YOUR INSTRUCTIONS: Copy every record exactly, and keep the pictures out.

>> Start TASK MATERIAL

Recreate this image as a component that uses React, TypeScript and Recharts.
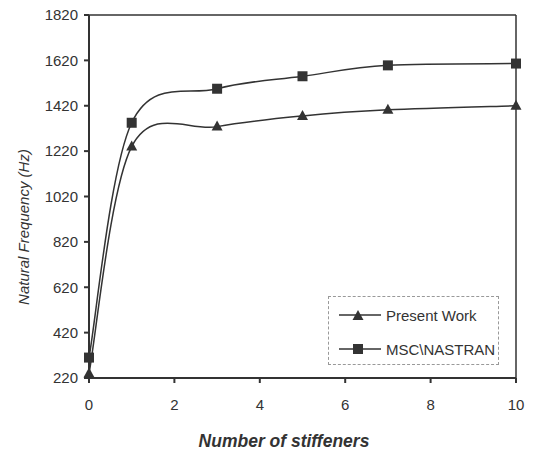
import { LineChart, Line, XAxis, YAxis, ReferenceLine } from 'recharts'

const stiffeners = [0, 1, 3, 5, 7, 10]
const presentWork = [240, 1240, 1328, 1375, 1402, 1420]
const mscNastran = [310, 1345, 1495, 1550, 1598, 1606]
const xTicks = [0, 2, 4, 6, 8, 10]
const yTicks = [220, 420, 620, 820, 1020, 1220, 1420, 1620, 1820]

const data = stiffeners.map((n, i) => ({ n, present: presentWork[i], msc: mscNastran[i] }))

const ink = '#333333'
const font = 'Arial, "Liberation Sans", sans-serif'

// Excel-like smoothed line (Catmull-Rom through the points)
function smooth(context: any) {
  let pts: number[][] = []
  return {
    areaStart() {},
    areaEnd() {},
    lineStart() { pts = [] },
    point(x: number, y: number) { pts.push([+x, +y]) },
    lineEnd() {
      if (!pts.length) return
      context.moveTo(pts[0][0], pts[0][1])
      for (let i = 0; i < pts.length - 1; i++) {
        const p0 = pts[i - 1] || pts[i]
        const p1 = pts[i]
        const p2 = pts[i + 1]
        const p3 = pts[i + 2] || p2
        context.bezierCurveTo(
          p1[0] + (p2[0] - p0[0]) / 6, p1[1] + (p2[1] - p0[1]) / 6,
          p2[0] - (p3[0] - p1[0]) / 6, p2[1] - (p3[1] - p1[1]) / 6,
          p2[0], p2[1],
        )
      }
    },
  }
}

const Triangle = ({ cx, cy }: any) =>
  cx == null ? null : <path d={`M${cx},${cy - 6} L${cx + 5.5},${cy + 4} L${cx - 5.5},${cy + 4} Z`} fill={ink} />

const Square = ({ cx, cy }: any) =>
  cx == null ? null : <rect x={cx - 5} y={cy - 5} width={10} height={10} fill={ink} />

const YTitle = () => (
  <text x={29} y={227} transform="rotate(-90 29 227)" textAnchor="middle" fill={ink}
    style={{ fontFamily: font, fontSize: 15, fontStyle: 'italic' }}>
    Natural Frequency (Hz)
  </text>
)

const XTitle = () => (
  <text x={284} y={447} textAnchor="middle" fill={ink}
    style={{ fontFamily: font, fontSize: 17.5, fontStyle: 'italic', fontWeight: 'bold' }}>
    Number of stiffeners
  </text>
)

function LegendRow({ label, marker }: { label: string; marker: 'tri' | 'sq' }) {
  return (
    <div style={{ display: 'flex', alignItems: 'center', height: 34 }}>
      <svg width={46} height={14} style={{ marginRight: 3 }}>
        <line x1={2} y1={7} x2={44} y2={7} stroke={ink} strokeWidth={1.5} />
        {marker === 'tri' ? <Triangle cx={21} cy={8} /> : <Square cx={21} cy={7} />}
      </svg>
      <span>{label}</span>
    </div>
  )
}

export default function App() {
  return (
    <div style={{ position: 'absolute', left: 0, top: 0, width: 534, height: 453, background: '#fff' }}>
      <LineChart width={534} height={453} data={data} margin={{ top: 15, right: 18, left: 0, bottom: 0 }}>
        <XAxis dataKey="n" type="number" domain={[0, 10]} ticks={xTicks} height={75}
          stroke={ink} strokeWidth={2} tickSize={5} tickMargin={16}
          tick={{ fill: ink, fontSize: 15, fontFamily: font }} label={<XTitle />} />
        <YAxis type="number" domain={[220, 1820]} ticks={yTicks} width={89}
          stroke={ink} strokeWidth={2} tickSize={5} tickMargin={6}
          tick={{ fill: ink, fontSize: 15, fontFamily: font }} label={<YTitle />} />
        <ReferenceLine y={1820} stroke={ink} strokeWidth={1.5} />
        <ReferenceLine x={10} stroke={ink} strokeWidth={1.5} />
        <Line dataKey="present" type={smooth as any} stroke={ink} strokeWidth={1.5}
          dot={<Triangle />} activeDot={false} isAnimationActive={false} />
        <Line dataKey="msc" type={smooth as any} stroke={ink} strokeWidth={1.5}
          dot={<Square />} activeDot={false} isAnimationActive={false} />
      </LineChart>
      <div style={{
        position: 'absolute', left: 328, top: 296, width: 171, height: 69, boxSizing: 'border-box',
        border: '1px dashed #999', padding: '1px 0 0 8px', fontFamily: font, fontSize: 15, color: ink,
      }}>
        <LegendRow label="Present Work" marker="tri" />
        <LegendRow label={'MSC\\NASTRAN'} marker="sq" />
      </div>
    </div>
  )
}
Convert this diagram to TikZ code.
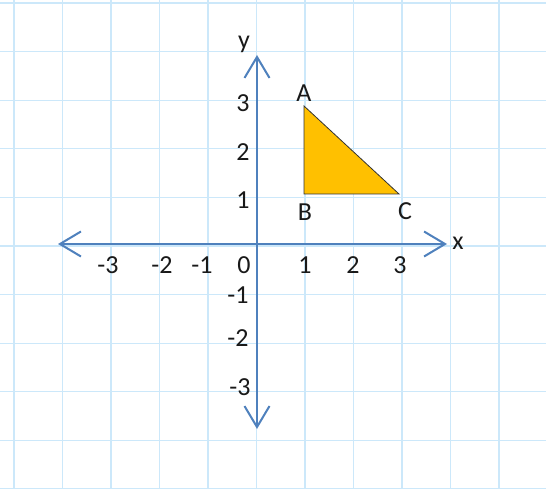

>> End TASK MATERIAL

COMPLETE OUTPUT:
Recreate this image as a component that uses React, TypeScript and Recharts.
import { LineChart, Line, XAxis, YAxis, ReferenceLine } from 'recharts'

const stiffeners = [0, 1, 3, 5, 7, 10]
const presentWork = [240, 1240, 1328, 1375, 1402, 1420]
const mscNastran = [310, 1345, 1495, 1550, 1598, 1606]
const xTicks = [0, 2, 4, 6, 8, 10]
const yTicks = [220, 420, 620, 820, 1020, 1220, 1420, 1620, 1820]

const data = stiffeners.map((n, i) => ({ n, present: presentWork[i], msc: mscNastran[i] }))

const ink = '#333333'
const font = 'Arial, "Liberation Sans", sans-serif'

// Excel-like smoothed line (Catmull-Rom through the points)
function smooth(context: any) {
  let pts: number[][] = []
  return {
    areaStart() {},
    areaEnd() {},
    lineStart() { pts = [] },
    point(x: number, y: number) { pts.push([+x, +y]) },
    lineEnd() {
      if (!pts.length) return
      context.moveTo(pts[0][0], pts[0][1])
      for (let i = 0; i < pts.length - 1; i++) {
        const p0 = pts[i - 1] || pts[i]
        const p1 = pts[i]
        const p2 = pts[i + 1]
        const p3 = pts[i + 2] || p2
        context.bezierCurveTo(
          p1[0] + (p2[0] - p0[0]) / 6, p1[1] + (p2[1] - p0[1]) / 6,
          p2[0] - (p3[0] - p1[0]) / 6, p2[1] - (p3[1] - p1[1]) / 6,
          p2[0], p2[1],
        )
      }
    },
  }
}

const Triangle = ({ cx, cy }: any) =>
  cx == null ? null : <path d={`M${cx},${cy - 6} L${cx + 5.5},${cy + 4} L${cx - 5.5},${cy + 4} Z`} fill={ink} />

const Square = ({ cx, cy }: any) =>
  cx == null ? null : <rect x={cx - 5} y={cy - 5} width={10} height={10} fill={ink} />

const YTitle = () => (
  <text x={29} y={227} transform="rotate(-90 29 227)" textAnchor="middle" fill={ink}
    style={{ fontFamily: font, fontSize: 15, fontStyle: 'italic' }}>
    Natural Frequency (Hz)
  </text>
)

const XTitle = () => (
  <text x={284} y={447} textAnchor="middle" fill={ink}
    style={{ fontFamily: font, fontSize: 17.5, fontStyle: 'italic', fontWeight: 'bold' }}>
    Number of stiffeners
  </text>
)

function LegendRow({ label, marker }: { label: string; marker: 'tri' | 'sq' }) {
  return (
    <div style={{ display: 'flex', alignItems: 'center', height: 34 }}>
      <svg width={46} height={14} style={{ marginRight: 3 }}>
        <line x1={2} y1={7} x2={44} y2={7} stroke={ink} strokeWidth={1.5} />
        {marker === 'tri' ? <Triangle cx={21} cy={8} /> : <Square cx={21} cy={7} />}
      </svg>
      <span>{label}</span>
    </div>
  )
}

export default function App() {
  return (
    <div style={{ position: 'absolute', left: 0, top: 0, width: 534, height: 453, background: '#fff' }}>
      <LineChart width={534} height={453} data={data} margin={{ top: 15, right: 18, left: 0, bottom: 0 }}>
        <XAxis dataKey="n" type="number" domain={[0, 10]} ticks={xTicks} height={75}
          stroke={ink} strokeWidth={2} tickSize={5} tickMargin={16}
          tick={{ fill: ink, fontSize: 15, fontFamily: font }} label={<XTitle />} />
        <YAxis type="number" domain={[220, 1820]} ticks={yTicks} width={89}
          stroke={ink} strokeWidth={2} tickSize={5} tickMargin={6}
          tick={{ fill: ink, fontSize: 15, fontFamily: font }} label={<YTitle />} />
        <ReferenceLine y={1820} stroke={ink} strokeWidth={1.5} />
        <ReferenceLine x={10} stroke={ink} strokeWidth={1.5} />
        <Line dataKey="present" type={smooth as any} stroke={ink} strokeWidth={1.5}
          dot={<Triangle />} activeDot={false} isAnimationActive={false} />
        <Line dataKey="msc" type={smooth as any} stroke={ink} strokeWidth={1.5}
          dot={<Square />} activeDot={false} isAnimationActive={false} />
      </LineChart>
      <div style={{
        position: 'absolute', left: 328, top: 296, width: 171, height: 69, boxSizing: 'border-box',
        border: '1px dashed #999', padding: '1px 0 0 8px', fontFamily: font, fontSize: 15, color: ink,
      }}>
        <LegendRow label="Present Work" marker="tri" />
        <LegendRow label={'MSC\\NASTRAN'} marker="sq" />
      </div>
    </div>
  )
}
Convert this diagram to TikZ code.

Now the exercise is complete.